A One Minute Check to See If Spam Is Winning

If you’ve ever thought, “Surely my website shouldn’t be attracting this much rubbish”, you’re not imagining it.

Spam has a way of creeping up. It starts as the occasional junk enquiry, then one day you realise you’re deleting more messages than you’re answering. The annoying part is that it doesn’t just waste time. It trains you to mistrust your own inbox. You start scanning too fast, assuming everything is junk, and that’s when a real customer can slip past unnoticed.

The action today is about confirming whether spam is taking more of your attention than it deserves.

The one minute check

Open wherever your website enquiries land. That might be your email inbox, your contact form notifications, or a helpdesk style inbox if you use one.

Now look at your last 10 website enquiries.

Don’t overthink it. Just count.

How many were clearly junk? How many were real? How many made you pause because you couldn’t tell?

That last category matters most because they are still stealing attention, even if they turn out to be rubbish.

Write the number down. Knowing the number matters because “7 out of 10” has a bigger impact than a vague sense that it’s bad.

 

Scoring: What the number actually tells you

If 0 to 2 out of 10 are junk, you’re in a good place. You’re seeing some spam, but it’s not dominating your attention.

If 3 to 5 out of 10 are junk, spam is already costing you time every week. You’re likely doing more mental filtering than you think.

If 6 to 10 out of 10 are junk, your contact channel is being overwhelmed. At that point, your junk mail problem isn’t just an irritation. It’s a broken system. You can’t rely on your website enquiries as a clean line to customers because it’s become a dumping ground.
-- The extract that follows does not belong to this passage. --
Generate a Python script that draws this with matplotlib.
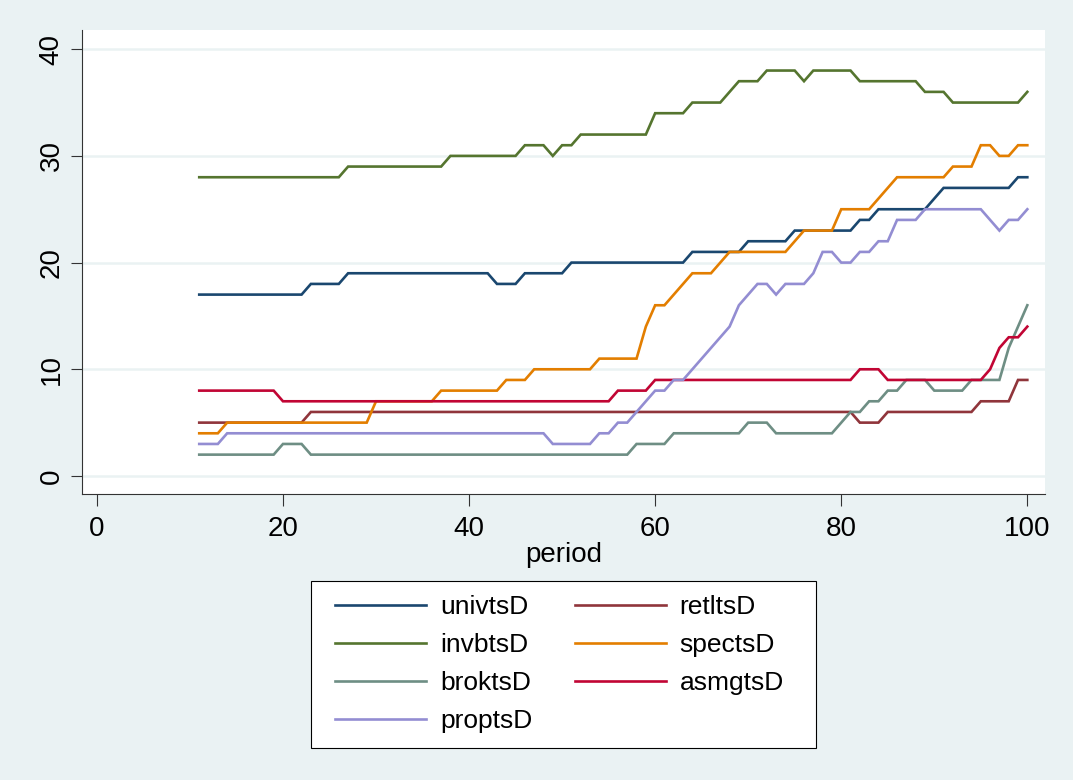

The score not to make you feel bad or guilt you into a decision, it’s just a signal. These signals are useful because they tell you where to spend effort.

 

The second check most people skip

Now look at what happens after the spam lands.

Ask yourself one blunt question. When you get a real enquiry, do you notice it immediately, or does it get buried in the same noisy pile.

If you’ve ever found a genuine message hours later and thought, “How did I miss that”, you’ve already seen the cost.

This is where spam becomes a business problem. Not because spam exists, but because it increases the odds that you’ll miss the things you actually care about.

 

The “where is it coming from” clue

If your junk messages are mostly form submissions, the form needs tighter protection. That’s the website layer. Honeypots, rules, CAPTCHA only if needed.

If your junk messages are mostly direct emails, your published email address is likely being scraped, or the address is being passed around. That’s the inbox layer. Filtering and quarantine.

Most sites need both layers, but one is usually doing more damage than the other. This quick check tells you which one.

 

Reducing your risk immediately

If you’ve been publishing an email address on your contact page, consider swapping it for a form, or at least moving it to a dedicated public facing address that isn’t tied to anything critical.

It doesn’t stop all spam, but it stops your operational inbox becoming caught in the crossfire.

 

What to do with the result

Now you’ve got some real data to work with.  If spam is low, keep going and stay alert for any subtle shifts.

If spam is moderate, you add a couple of practical protections and take back some time.

If spam is high you treat it as something to fix, because your enquiry channel is currently costing you time instead of making you money.

In the end it’s about making your website fit for the purpose of attracting new business.